More Concerns About Narcotics in a Migraine Emergency

New studies are reinforcing concerns about hospitals that are still giving narcotics, otherwise known as opioids, for treatment of migraine in the emergency room. Common examples include hydromorphone and meperidine (Demerol).

Many years ago, when we didn’t have the migraine treatments that are available today, treatment with opioids was common. But today, after much more research and having many more options, these types of medications are a long way down the list of recommended treatments.

A study published this past November in the journal Cephalalgia illustrates some of that research. The study, out of Stanford University in the USA, reviewed the charts of 574 patients who visited the ER/ED with some kind of headache disorder, such as migraine accompanied by headache. You can see the results below
Opioids in the ER/ED
Patients who were given opioids/narcotics tended to stay in the ER/ED more than an hour longer (5 hours as opposed to almost 4). In the next seven days, patients who were given opioids were more than twice as likely to return.

Not only are health professionals and patients interested in these numbers, so are the people who are crunching the numbers – that’s quite an economic impact when migraine is such a common disability around the world.

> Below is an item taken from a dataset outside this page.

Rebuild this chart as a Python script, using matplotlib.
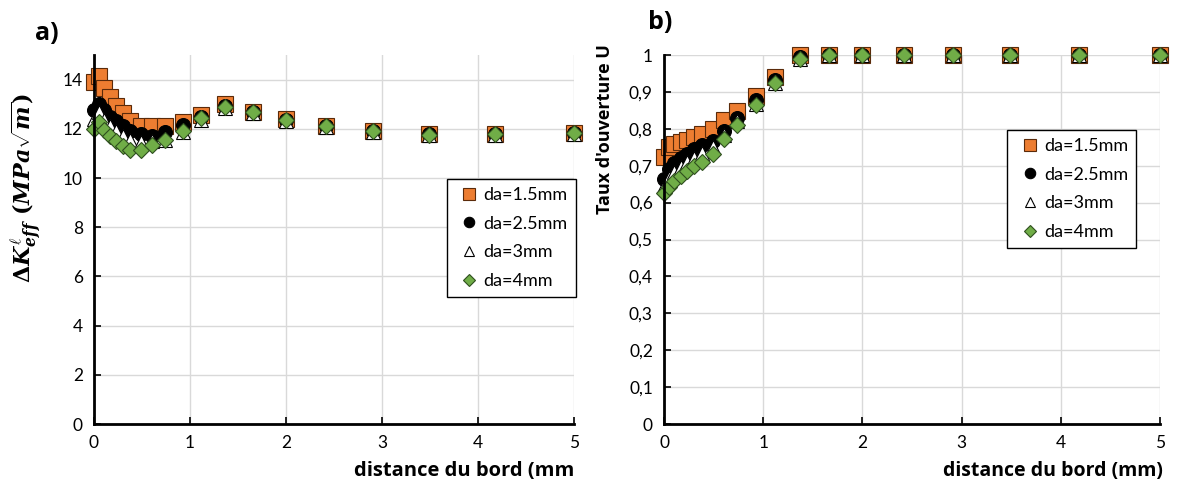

There are some limitations in this study. It would be helpful to know why patients were prescribed opioids. Were the opioids causing the longer stays in every case, or were the headaches worse, or of a different type? However, this study isn’t alone. Even back in 2008 we talked about a study involving Demerol, which showed that it tended to be less helpful for patients than other options. To put it simply, there are other medications that tend to do a better job at fighting the headache.

Although we should be careful not to go to an extreme and say that all opioids are evil and should never be an option, the evidence is showing that they should be used rarely. And the problem right now is that they’re being used far more often than they should be, based on the research.

But this is important if you’re a patient: If you are in emergency with a headache, and you aren’t given a narcotic, don’t assume that they think you’re a drug-seeker. Don’t assume they’re not listening to you, or not taking you seriously. And don’t even assume they’re trying to save money at your expense.

More likely, they have found that there are other treatments that will probably work better for you, in both the short term and long term, with fewer side effects.

And if you’re working in the ER/ED as a health professional, and your department is still giving a high number of opioids to migraine patients, review some of the latest evidence and recommendations to find the best treatment for your patients.